2. The anisotropic magnet powder as claimed in claim 1, wherein an intensity ratio of a (024) plane X-ray diffraction peak of a Th2Zn17 type samarium-iron-nitrogen based alloy phase to a (110) plane X-ray diffraction peak of the TbCu7 type samarium-iron-nitrogen based alloy phase is 0.300 or less.

3. The anisotropic magnet powder of claim 1, wherein a ratio c/a of a lattice constant c to a lattice constant a of a TbCu7 type samarium-iron-nitrogen based alloy phase is 0.838 or more.

4. The anisotropic magnet powder as claimed in claim 1, wherein an integral width of a (101) plane X-ray diffraction peak of a TbCu7 type samarium-iron-nitrogen based alloy phase is 0.66 degrees or less.

5. The anisotropic magnet powder as claimed in claim 1, wherein a coercivity is 3.0 kOe or more.

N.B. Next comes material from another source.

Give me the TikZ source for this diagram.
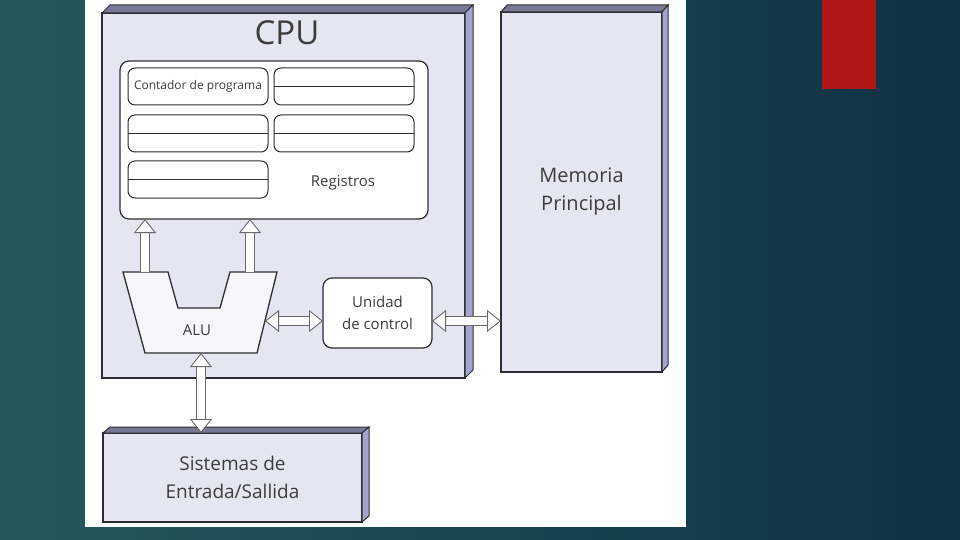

6. An anisotropic magnet, comprising:

a TbCu7 type samarium-iron-nitrogen based alloy.

7. The anisotropic magnet as claimed in claim 6, wherein the anisotropic magnet is a sintered magnet.

8. The anisotropic magnet as claimed in claim 7, wherein an intensity ratio of a (002) plane X-ray diffraction peak to a (110) plane X-ray diffraction peak of a TbCu7 type samarium-iron-nitrogen based alloy phase of a crystallographic orientation plane exceeds 2.115.

9. The anisotropic magnet as claimed in claim 7, wherein an intensity ratio of a (024) plane X-ray diffraction peak of a TbCu7 type samarium-iron-nitrogen based alloy phase of an amorphous orientation plane to a (110) plane X-ray diffraction peak of a Th2Zr17 type samarium-iron-nitrogen based alloy phase is 0.300 or less.

10. The anisotropic magnet as claimed in claim 7, wherein a ratio c/a of a lattice constant c to a lattice constant a of the TbCu7 type samarium-iron-nitrogen based alloy phase is 0.838 or more.

11. The anisotropic magnet as claimed in claim 7, wherein an integral width of a (101) plane X-ray diffraction peak of a TbCu7 type samarium-iron-nitrogen based alloy phase of a crystal orientation plane is 0.66 degrees or less.

12. The anisotropic magnet as claimed in claim 7, wherein a coercivity is 3.0 kOe or more.

13. The anisotropic magnet as claimed in claim 7, wherein a crystal grain size is 3.0 μm or less.

14. A method for manufacturing an anisotropic magnet powder, comprising steps of:

producing a samarium-iron based alloy powder by heat treating a composition containing samarium, iron and an alkali metal halide and/or an alkaline earth metal halide at a temperature of a melting point of the alkali metal halide and/or the alkaline earth metal halide or higher; and

producing a samarium-iron-nitrogen based alloy powder by nitriding the samarium-iron based alloy powder,

wherein the temperature for the heat treating is 500 degrees C. or higher and 800 degrees C. or less.

15. The method for manufacturing the anisotropic magnet powder as claimed in claim 14, wherein a concentration of samarium in the alkali metal halide and/or the alkaline earth metal halide at the temperature for heat treating is 3.2 mol/L or more and 8.2 mol/L or less.

16. The method for manufacturing an anisotropic magnet powder as claimed in claim 14,

wherein the the composition further contains a samarium oxide and/or a samarium halide, an iron oxide and/or an iron halide, and an alkali metal and/or an alkaline earth metal.

17. The method for manufacturing the anisotropic magnet powder as claimed in claim 16, wherein the samarium, the samarium oxide and/or the samarium halide are samarium.

18. The method for manufacturing the anisotropic magnet powder as claimed in claim 16, wherein a concentration of the samarium in the alkali metal halide and/or the alkaline earth metal halide at the temperature for heat treating is 3.2 mol/L or more and 8.2 mol/L or less.